The camps in Pakistan were home to those fleeing the puppet government in Afghanistan installed by the Soviet Union in the late 1970s. The camps swelled to more than 2 million after the Soviet invasion began in 1980.

The U.S.-backed opposition to the Soviets found eager recruits among the Islamic radicals in the camps, the mujahedeen who fought their holy war against the invaders. Later, when the Soviets left and chaos ensued among those who had fought them, the Taliban arose from the religious schools that operated in the camps.

At nearly 25 years old, the camps in Pakistan are young compared to those set up for Palestinians who fled the 1948 Israeli-Arab war. Generations have grown up in these camps that have produced many of the suicide bombers and other militant, radical opponents of Israeli rule.

In Africa, it was the second generation of displaced Rwandan Tutsis who led a successful invasion of that country from neighboring Uganda in 1994. Two years later - perhaps remembering how their own resolve grew in exile - Rwanda's Tutsi-led government cleared out camps in Zaire that were filled with 1 million Rwandan Hutus led by military rulers hoping to regain power in Rwanda.

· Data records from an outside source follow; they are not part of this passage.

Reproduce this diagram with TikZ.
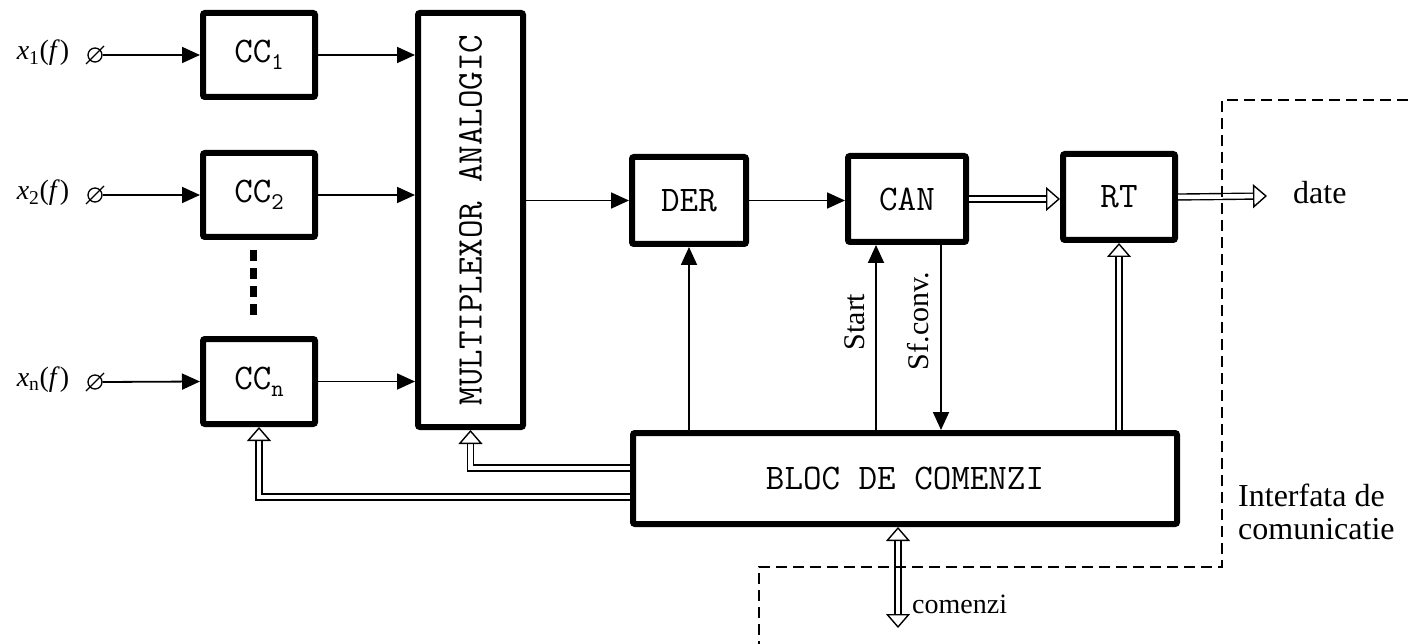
\documentclass[tikz,border=0pt]{standalone}
\usepackage{fontspec}
\setmainfont{Liberation Serif}
\usetikzlibrary{arrows.meta}
\begin{document}
\begin{tikzpicture}[x=1pt,y=-1pt,
  blk/.style={draw, line width=6pt, rounded corners=2pt, inner sep=0pt,
    font=\ttfamily\fontsize{36}{38}\selectfont},
  sig/.style={line width=1.8pt, -{Triangle[length=18pt,width=16pt]}},
  bus/.style={double, double distance=4.5pt, line width=1.4pt,
    -{Triangle[open,length=14pt,width=24pt]}},
  bbus/.style={double, double distance=4.5pt, line width=1.4pt,
    {Triangle[open,length=14pt,width=24pt]}-{Triangle[open,length=14pt,width=24pt]}},
  inp/.style={circle, draw, line width=1.3pt, inner sep=0pt, minimum size=14pt},
  inlab/.style={font=\fontsize{28}{30}\selectfont},
  iface/.style={line width=1.8pt, dash pattern=on 11pt off 6pt},
  vlab/.style={rotate=90, font=\fontsize{30}{32}\selectfont},
  txt/.style={font=\fontsize{32}{35}\selectfont, align=left, inner sep=0pt}
]
\useasboundingbox (0,0) rectangle (1410,644);

% blocks
\node[blk, minimum width=112pt, minimum height=84pt] (cc1) at (259,55) {CC\raisebox{-7pt}{\fontsize{24}{24}\selectfont 1}};
\node[blk, minimum width=112pt, minimum height=84pt] (cc2) at (259,195) {CC\raisebox{-7pt}{\fontsize{24}{24}\selectfont 2}};
\node[blk, minimum width=112pt, minimum height=85pt] (ccn) at (259,381.5) {CC\raisebox{-7pt}{\fontsize{24}{24}\selectfont n}};
\node[blk, minimum width=105pt, minimum height=414pt] (mux) at (470.5,220) {};
\node[rotate=90, font=\ttfamily\fontsize{36}{38}\selectfont] (muxt) at (mux.center) {MULTIPLEXOR ANALOGIC};
\node[blk, minimum width=114pt, minimum height=87pt] (der) at (689,200.5) {DER};
\node[blk, minimum width=118pt, minimum height=86pt] (can) at (907,199) {CAN};
\node[blk, minimum width=112pt, minimum height=86pt] (rt) at (1119,197) {RT};
\node[blk, minimum width=544pt, minimum height=91pt] (bloc) at (905,478.5) {BLOC DE COMENZI};

% inputs
\node[inp] (i1) at (95,55) {};
\node[inp] (i2) at (95,195) {};
\node[inp] (in) at (95,382) {};
\foreach \n in {i1,i2,in}
  \draw[line width=1.3pt] ([shift={(-9,9)}]\n.center) -- ([shift={(9,-9)}]\n.center);
\node[inlab] (l1) at (43,53) {\textit{x}\textsubscript{1}(\textit{f})};
\node[inlab] (l2) at (43,193) {\textit{x}\textsubscript{2}(\textit{f})};
\node[inlab] (ln) at (43,380) {\textit{x}\textsubscript{n}(\textit{f})};
\draw[sig] (i1.east) -- (cc1.west);
\draw[sig] (i2.east) -- (cc2.west);
\draw[sig] (in.east) -- (ccn.west);

% dots
\coordinate (d1) at (253,250);
\coordinate (d2) at (253,322);
\draw[line width=7pt, dash pattern=on 11pt off 7pt] (d1) -- (d2);

% CC -> MUX
\draw[sig] (cc1.east) -- (cc1.east -| mux.west);
\draw[sig] (cc2.east) -- (cc2.east -| mux.west);
\draw[sig] (ccn.east) -- (ccn.east -| mux.west);

% chain
\draw[sig] (der.west -| mux.east) -- (der.west);
\draw[sig] (der.east) -- (der.east -| can.west);
\draw[bus] (can.east) -- (can.east -| rt.west);
\coordinate (dend) at (1267,196);
\draw[bus] (rt.east) -- (dend);
\node[txt, anchor=west] (date) at (1293,193) {date};

% control lines
\draw[sig] (der.south |- bloc.north) -- (der.south);
\coordinate (sx) at (876,0);
\coordinate (fx) at (941,0);
\draw[sig] (sx |- bloc.north) -- (sx |- can.south);
\draw[sig] (fx |- can.south) -- (fx |- bloc.north);
\node[vlab] (start) at (855,322) {Start};
\node[vlab] (sfc) at (918,321) {Sf.conv.};
\draw[bus] (rt.south |- bloc.north) -- (rt.south);

% buses back to mux and CCn
\coordinate (mb) at (470.5,468);
\coordinate (cb) at (259,497);
\draw[bus] (mb -| bloc.west) -- (mb) -- (mux.south);
\draw[bus] (cb -| bloc.west) -- (cb) -- (ccn.south);

% comenzi
\coordinate (cm) at (898,628);
\draw[bbus] (cm |- bloc.south) -- (cm);
\node[txt, anchor=west, font=\fontsize{28}{30}\selectfont] (com) at (912,604) {comenzi};

% interface
\coordinate (f1) at (1408,100);
\coordinate (f2) at (1222,100);
\coordinate (f3) at (1222,567);
\coordinate (f4) at (759,567);
\coordinate (f5) at (759,644);
\draw[iface] (f1) -- (f2) -- (f3) -- (f4) -- (f5);
\node[txt, anchor=north west] (itf) at (1238,484) {Interfata de\\[-2pt]comunicatie};
\end{tikzpicture}
\end{document}
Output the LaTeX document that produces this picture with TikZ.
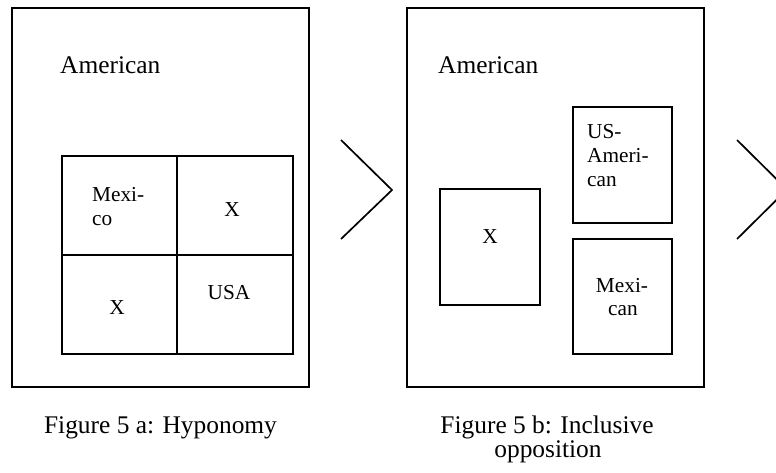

Africa is now full of camps - from Sierra Leone to Sudan, Liberia to Angola - where a new, unhappy generation is growing to maturity.

The methods that the international community uses to deal with refugees were developed after World War II, when Europe was full of such displaced people. Most, at least in western Europe, were successfully reintegrated into their home countries.

The paradigm shift

"What happened since World War II is that whole paradigm has shifted," says Tahir Shad of Washington College. "Then, when the war ended, the displaced went back to their countries. Now they never go back because of the brutality of these civil wars. There is nothing to go back to."